Saturday est un boys band formé de quatre post ados — Zach, Ruben, Angel et Jon — dont les noms sont sur toutes les lèvres et gravés sur les cœurs de millions de groupies. Une vie de rêve qui doit respecter un carcan très rigide dont les fondations vont cependant craqueler lorsque, après une soirée bien arrosée, Zach embrasse Ruben.
Zach s’est toujours identifié comme hétéro, alors que Ruben n’a jamais caché qu’il était gai à ses proches. C’est donc le premier qui voit ses certitudes bousculées : qu’a-t-il ressenti pendant le baiser échangé avec Ruben ? Est-ce une simple incartade ou se pourrait-il qu’il soit bisexuel? Ruben, de son côté, est dans l’incertitude : peut-il espérer voir son éternel béguin devenir enfin réalité ?

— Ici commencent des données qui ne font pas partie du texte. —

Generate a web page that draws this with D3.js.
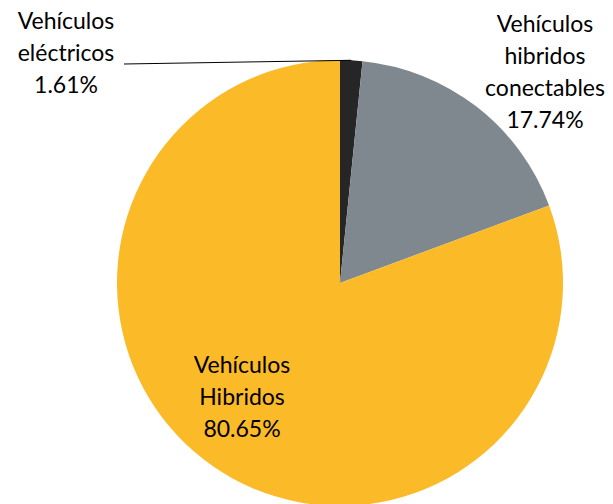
<!DOCTYPE html>
<meta charset="utf-8">
<head>
<style>
body { margin: 0; background: #fff; }
.lbl { font-family: Lato, "Open Sans", sans-serif; font-size: 23px; font-weight: 400; fill: #000; }
</style>
</head>
<script src="https://d3js.org/d3.v7.min.js"></script>
<div id="chart"></div>
<script>
// data
var categories = ["Vehículos eléctricos", "Vehículos hibridos conectables", "Vehículos Hibridos"];
var values = [1.61, 17.74, 80.65];
var labelLines = [
  ["Vehículos", "eléctricos", "1.61%"],
  ["Vehículos", "hibridos", "conectables", "17.74%"],
  ["Vehículos", "Hibridos", "80.65%"]
];
var colors = ["#262626", "#7f888e", "#fbba27"];

var width = 613, height = 504;
var cx = 340, cy = 283, r = 223;

var svg = d3.select("#chart").append("svg")
    .attr("width", width)
    .attr("height", height);

var g = svg.append("g").attr("transform", "translate(" + cx + "," + cy + ")");

var pie = d3.pie().sort(null).value(function(d) { return d; });
var arcs = pie(values);
var arc = d3.arc().innerRadius(0).outerRadius(r);

g.selectAll("path")
  .data(arcs)
  .enter()
  .append("path")
    .attr("d", arc)
    .attr("fill", function(d, i) { return colors[i]; });

// label anchors (page coords) and line spacing
var labelPos = [[66, 29], [545, 32], [242, 373]];
var lineH = 32;

labelLines.forEach(function(lines, i) {
  var t = svg.append("text")
    .attr("class", "lbl")
    .attr("text-anchor", "middle");
  lines.forEach(function(s, j) {
    t.append("tspan")
      .attr("x", labelPos[i][0])
      .attr("y", labelPos[i][1] + j * lineH)
      .text(s);
  });
});

// leader line for the small slice
var mid = (arcs[0].startAngle + arcs[0].endAngle) / 2;
var ex = cx + Math.sin(mid) * r, ey = cy - Math.cos(mid) * r;
svg.append("polyline")
  .attr("points", [[124, 64], [ex, ey]].map(function(p) { return p.join(","); }).join(" "))
  .attr("fill", "none")
  .attr("stroke", "#000")
  .attr("stroke-width", 1);
</script>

Le cheminement des deux hommes ne se déroule cependant pas en vase clos puisque leur existence fait partie d’un plan marketing complexe dont ils ne doivent s’écarter sous aucun prétexte quitte à réprimer ce qu’ils sont réellement. Ruben est gai, mais ne peut le révéler publiquement, et doit également composer avec une mère qui ne voit en lui qu’un produit de consommation. Zach est présenté comme un bad boy afin de dissimuler son côté sensible (lire « gai »), mais il ne rêve que d’interpréter ses propres créations alors qu’il se retrouve cantonné à un style et un rôle imposés.
Angel se rappelle à peine qui il est vraiment tant on a réécrit son histoire et sa personnalité et Jon est vendu comme le sex-symbol du groupe, une position qui le rend très mal à l’aise, en particulier devant leur gérant qui l’exhorte à sexualiser davantage son image alors qu’il n’est nul autre que son propre père. Bref, interdiction formelle de sortir des rôles imposés : après tout, si quoi que ce soit s’ébruitait, ce serait la fin de leurs carrières !
Au-delà de l’aspect sentimental et identitaire, les autrices Sophie Gonzales et Cale Dietrich portent un regard perçant sur la manipulation et les dangers de dépersonnalisation propres au milieu du spectacle. Problèmes identitaires, de santé mentale et de dépendance sont donc également au cœur du récit, ce qui permet d’en enrichir la portée et les enjeux.
Un roman prenant, parfois empreint d’une certaine naïveté, où se révèle l’envers du décor.
INFOS | Si ça s’apprend / Sophie Gonzales & Cale Dietrich. Paris : PKJ, 2023, 477 p.